**GIVEN EXERCISE**
Scan each line of the records for the word "this" and extract the ones that have it.

**DATA PROVIDED**
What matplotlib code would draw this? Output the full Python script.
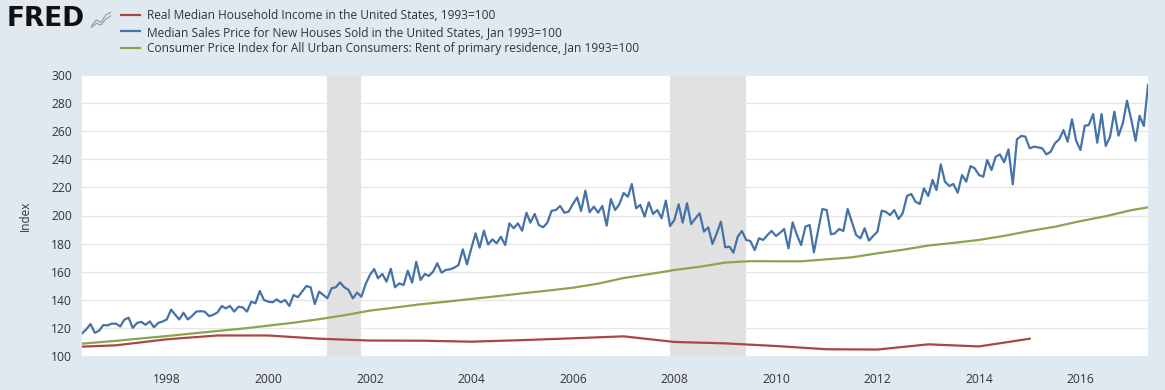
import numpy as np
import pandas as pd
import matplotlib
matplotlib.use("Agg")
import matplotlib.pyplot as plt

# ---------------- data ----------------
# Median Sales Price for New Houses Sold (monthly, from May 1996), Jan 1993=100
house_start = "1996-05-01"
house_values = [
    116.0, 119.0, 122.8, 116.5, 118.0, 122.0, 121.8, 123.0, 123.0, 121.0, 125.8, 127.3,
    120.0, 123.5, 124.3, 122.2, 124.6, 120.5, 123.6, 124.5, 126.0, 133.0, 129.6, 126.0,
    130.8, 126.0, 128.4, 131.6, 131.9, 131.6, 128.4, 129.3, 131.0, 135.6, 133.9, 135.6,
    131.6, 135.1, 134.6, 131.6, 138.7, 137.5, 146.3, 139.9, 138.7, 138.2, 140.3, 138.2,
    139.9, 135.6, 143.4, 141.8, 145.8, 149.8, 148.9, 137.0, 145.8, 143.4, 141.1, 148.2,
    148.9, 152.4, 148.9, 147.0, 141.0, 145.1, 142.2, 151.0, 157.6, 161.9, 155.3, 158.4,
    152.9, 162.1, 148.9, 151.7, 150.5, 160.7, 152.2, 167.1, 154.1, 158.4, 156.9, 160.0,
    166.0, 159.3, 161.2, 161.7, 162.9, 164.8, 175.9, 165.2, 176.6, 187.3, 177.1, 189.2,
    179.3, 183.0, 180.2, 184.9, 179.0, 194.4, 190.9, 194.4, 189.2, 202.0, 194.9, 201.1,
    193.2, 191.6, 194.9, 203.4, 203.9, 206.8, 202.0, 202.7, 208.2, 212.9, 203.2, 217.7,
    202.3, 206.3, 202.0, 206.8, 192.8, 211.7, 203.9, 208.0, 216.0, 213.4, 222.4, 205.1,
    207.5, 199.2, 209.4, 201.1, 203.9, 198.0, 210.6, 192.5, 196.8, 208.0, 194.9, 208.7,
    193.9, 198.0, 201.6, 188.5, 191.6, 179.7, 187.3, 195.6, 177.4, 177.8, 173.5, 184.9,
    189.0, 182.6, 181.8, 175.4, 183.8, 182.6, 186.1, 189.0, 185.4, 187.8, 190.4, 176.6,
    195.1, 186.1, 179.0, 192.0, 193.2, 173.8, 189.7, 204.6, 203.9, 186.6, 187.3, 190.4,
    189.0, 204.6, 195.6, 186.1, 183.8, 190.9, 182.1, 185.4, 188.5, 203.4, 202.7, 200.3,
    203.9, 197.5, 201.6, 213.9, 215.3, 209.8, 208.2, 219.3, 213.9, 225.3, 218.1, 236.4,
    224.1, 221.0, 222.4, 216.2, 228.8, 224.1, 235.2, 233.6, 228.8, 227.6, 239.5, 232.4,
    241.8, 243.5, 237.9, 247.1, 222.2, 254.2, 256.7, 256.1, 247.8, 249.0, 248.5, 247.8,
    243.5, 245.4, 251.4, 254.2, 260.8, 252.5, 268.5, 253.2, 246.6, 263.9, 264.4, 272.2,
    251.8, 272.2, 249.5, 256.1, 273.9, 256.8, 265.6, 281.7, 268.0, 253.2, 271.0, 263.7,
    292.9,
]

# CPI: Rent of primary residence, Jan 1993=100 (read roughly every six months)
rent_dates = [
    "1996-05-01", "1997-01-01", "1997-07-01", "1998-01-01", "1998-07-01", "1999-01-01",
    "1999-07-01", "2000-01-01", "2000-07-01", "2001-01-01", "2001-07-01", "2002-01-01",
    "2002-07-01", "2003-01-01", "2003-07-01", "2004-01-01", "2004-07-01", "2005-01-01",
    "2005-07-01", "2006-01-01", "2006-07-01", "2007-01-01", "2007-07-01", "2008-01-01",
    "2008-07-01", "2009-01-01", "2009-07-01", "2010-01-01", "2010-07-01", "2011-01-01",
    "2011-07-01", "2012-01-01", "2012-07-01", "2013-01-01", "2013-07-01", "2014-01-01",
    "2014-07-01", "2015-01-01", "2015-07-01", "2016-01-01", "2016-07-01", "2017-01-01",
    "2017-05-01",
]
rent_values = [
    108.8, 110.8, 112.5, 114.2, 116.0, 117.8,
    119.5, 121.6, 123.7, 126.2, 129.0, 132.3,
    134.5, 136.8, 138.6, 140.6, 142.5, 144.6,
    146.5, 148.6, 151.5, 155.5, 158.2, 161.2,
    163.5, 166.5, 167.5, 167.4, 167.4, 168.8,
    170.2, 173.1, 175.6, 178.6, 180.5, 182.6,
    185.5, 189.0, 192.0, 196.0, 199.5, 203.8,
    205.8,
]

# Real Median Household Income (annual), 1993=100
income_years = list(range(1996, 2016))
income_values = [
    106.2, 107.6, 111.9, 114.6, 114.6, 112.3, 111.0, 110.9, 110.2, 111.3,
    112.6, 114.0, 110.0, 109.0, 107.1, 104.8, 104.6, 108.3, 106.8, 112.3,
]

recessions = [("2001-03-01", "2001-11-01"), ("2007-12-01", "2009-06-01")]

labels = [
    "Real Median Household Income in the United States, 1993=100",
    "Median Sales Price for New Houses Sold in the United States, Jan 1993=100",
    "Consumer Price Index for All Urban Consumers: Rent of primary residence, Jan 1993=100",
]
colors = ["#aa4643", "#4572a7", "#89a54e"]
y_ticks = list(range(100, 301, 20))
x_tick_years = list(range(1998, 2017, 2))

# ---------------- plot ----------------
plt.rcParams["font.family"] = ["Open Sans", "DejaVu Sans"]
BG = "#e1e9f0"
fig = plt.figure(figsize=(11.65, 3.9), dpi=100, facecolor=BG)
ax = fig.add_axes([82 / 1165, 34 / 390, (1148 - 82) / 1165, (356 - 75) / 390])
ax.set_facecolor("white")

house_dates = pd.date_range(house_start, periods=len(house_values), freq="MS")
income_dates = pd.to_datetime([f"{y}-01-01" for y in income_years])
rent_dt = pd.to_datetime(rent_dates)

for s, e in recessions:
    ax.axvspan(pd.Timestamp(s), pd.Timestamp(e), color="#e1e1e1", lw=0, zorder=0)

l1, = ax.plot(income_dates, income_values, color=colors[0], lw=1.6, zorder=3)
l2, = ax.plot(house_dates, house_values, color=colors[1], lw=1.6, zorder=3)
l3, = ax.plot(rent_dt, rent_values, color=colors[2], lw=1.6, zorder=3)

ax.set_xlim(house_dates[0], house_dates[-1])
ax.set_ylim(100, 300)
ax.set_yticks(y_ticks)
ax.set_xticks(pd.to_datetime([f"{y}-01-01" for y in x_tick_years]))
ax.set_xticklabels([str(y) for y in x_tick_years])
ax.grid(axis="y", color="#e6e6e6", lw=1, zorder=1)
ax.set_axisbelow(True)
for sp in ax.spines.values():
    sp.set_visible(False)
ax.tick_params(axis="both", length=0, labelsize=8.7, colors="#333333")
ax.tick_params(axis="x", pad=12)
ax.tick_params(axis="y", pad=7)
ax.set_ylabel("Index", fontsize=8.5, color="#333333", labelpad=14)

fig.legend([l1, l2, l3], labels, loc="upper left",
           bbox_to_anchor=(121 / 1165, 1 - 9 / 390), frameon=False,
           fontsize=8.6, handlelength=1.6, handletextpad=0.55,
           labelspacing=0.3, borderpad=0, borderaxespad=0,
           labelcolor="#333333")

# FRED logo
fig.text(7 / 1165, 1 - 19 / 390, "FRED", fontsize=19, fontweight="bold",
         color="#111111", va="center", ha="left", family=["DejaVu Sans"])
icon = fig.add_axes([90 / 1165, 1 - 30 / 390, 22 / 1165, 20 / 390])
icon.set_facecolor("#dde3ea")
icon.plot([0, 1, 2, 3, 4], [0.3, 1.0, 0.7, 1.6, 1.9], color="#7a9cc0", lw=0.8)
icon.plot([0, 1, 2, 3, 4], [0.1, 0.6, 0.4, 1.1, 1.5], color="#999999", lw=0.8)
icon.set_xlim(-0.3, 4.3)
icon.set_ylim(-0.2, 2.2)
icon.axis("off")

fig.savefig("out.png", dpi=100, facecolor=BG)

--

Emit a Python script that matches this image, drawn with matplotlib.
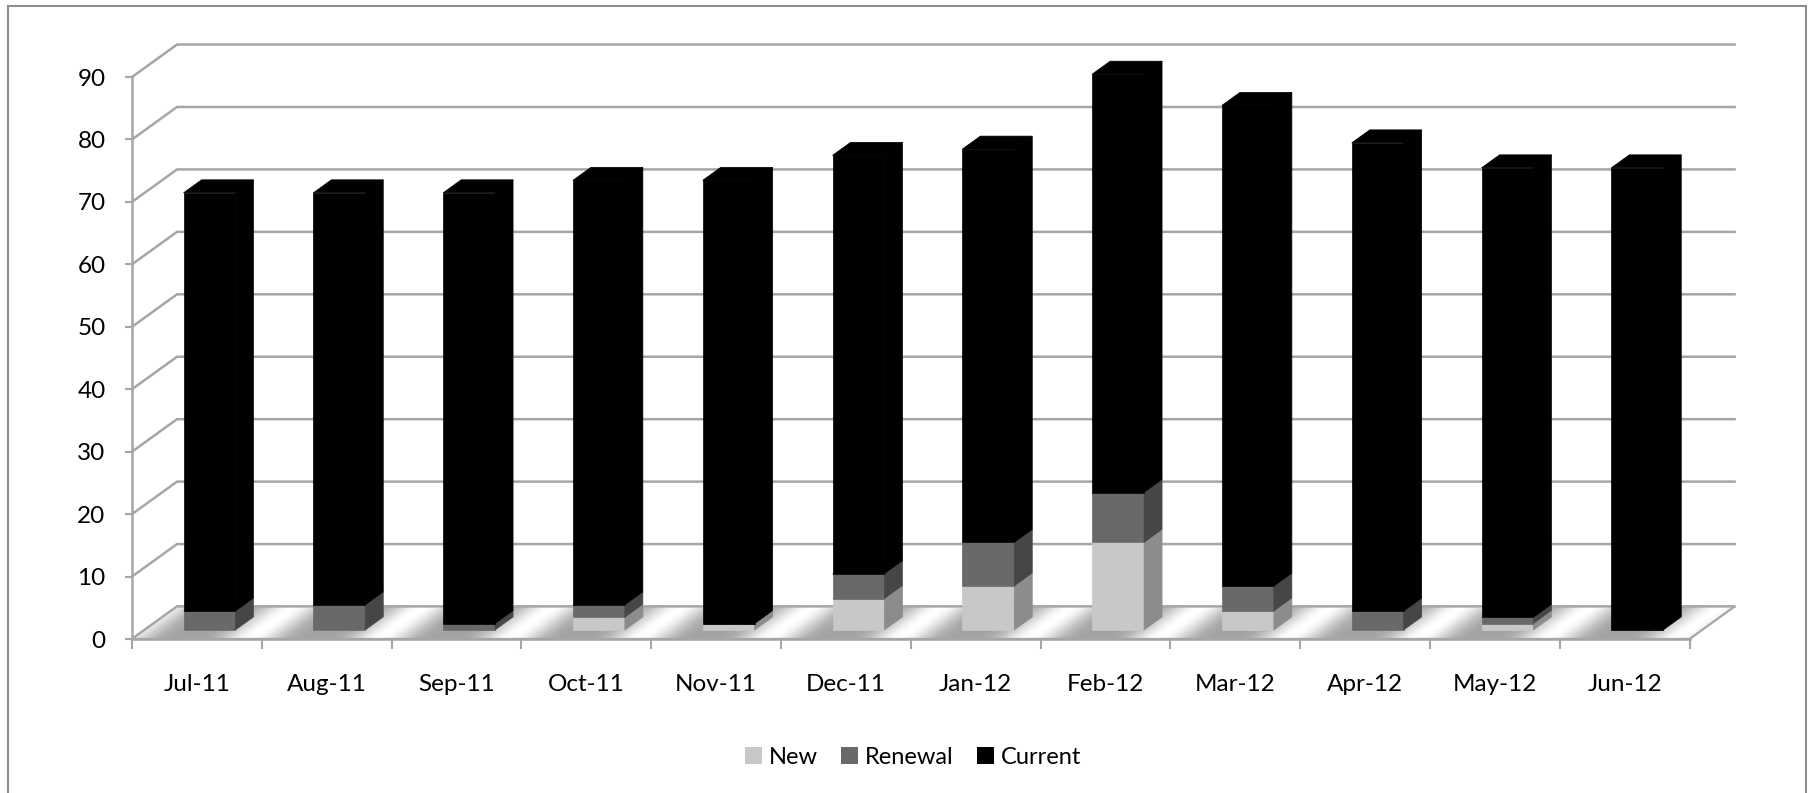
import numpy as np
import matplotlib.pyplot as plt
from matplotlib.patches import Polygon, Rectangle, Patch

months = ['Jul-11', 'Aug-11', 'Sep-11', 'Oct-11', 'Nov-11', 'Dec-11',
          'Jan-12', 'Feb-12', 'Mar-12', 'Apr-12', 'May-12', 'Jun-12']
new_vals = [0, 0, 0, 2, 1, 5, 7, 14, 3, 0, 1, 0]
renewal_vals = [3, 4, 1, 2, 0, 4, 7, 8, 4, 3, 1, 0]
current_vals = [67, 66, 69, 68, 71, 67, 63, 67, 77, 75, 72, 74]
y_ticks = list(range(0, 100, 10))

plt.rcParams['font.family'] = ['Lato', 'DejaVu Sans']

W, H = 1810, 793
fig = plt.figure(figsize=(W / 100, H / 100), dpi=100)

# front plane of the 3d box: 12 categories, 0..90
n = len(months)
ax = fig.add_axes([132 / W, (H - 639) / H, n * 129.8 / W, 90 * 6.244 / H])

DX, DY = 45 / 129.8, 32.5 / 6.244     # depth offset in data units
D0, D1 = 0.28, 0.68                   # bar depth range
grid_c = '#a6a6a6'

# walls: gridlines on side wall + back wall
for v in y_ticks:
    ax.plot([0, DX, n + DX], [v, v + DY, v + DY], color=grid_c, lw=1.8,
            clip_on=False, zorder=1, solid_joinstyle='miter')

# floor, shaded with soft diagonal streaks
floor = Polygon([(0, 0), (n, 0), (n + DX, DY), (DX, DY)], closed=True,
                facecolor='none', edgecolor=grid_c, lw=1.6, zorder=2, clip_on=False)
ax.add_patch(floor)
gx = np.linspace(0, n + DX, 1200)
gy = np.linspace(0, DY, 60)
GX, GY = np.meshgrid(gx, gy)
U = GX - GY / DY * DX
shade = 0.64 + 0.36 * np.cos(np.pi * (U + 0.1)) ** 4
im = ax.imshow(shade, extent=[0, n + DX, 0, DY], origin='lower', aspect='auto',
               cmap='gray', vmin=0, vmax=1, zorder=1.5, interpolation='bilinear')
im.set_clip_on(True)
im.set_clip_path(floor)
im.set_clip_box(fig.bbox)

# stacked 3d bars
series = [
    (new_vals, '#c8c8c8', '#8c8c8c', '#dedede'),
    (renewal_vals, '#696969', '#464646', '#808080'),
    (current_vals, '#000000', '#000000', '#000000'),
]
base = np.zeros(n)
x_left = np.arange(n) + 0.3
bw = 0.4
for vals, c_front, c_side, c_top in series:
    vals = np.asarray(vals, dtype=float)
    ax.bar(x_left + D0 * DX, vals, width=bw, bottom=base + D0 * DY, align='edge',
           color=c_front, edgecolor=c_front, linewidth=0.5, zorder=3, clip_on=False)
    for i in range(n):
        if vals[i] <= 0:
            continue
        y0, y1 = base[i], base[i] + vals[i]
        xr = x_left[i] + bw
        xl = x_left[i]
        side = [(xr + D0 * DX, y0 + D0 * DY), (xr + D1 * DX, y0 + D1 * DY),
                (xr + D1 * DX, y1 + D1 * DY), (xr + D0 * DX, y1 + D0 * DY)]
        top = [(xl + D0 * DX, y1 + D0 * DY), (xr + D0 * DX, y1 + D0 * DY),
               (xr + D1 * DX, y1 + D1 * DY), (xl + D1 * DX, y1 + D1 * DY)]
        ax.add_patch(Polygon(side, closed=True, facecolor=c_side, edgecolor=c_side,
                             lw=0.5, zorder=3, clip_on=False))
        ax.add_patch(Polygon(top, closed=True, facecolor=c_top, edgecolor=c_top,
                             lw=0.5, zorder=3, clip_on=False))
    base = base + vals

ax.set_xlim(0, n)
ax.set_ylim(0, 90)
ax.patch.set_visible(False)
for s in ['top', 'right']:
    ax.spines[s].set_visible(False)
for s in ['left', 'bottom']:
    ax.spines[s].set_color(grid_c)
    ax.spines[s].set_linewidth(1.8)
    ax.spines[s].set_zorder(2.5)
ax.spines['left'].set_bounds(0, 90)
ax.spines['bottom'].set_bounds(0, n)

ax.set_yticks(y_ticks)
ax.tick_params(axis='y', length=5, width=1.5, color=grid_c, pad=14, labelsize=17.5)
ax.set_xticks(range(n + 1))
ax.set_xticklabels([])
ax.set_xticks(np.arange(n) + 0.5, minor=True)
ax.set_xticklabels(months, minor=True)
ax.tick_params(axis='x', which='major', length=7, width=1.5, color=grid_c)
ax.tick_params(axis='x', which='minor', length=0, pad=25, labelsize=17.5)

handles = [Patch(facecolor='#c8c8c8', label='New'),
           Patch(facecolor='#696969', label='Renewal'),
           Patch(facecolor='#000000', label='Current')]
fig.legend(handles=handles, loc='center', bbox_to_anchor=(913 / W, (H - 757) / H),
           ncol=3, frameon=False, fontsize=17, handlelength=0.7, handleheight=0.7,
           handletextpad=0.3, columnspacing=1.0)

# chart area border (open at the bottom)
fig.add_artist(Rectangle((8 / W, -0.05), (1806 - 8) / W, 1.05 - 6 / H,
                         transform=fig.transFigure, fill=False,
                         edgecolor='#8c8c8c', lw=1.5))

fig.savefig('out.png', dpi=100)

**ANSWER FOR THE TASK**
What matplotlib code would draw this? Output the full Python script.
Emit a Python script that matches this image, drawn with matplotlib.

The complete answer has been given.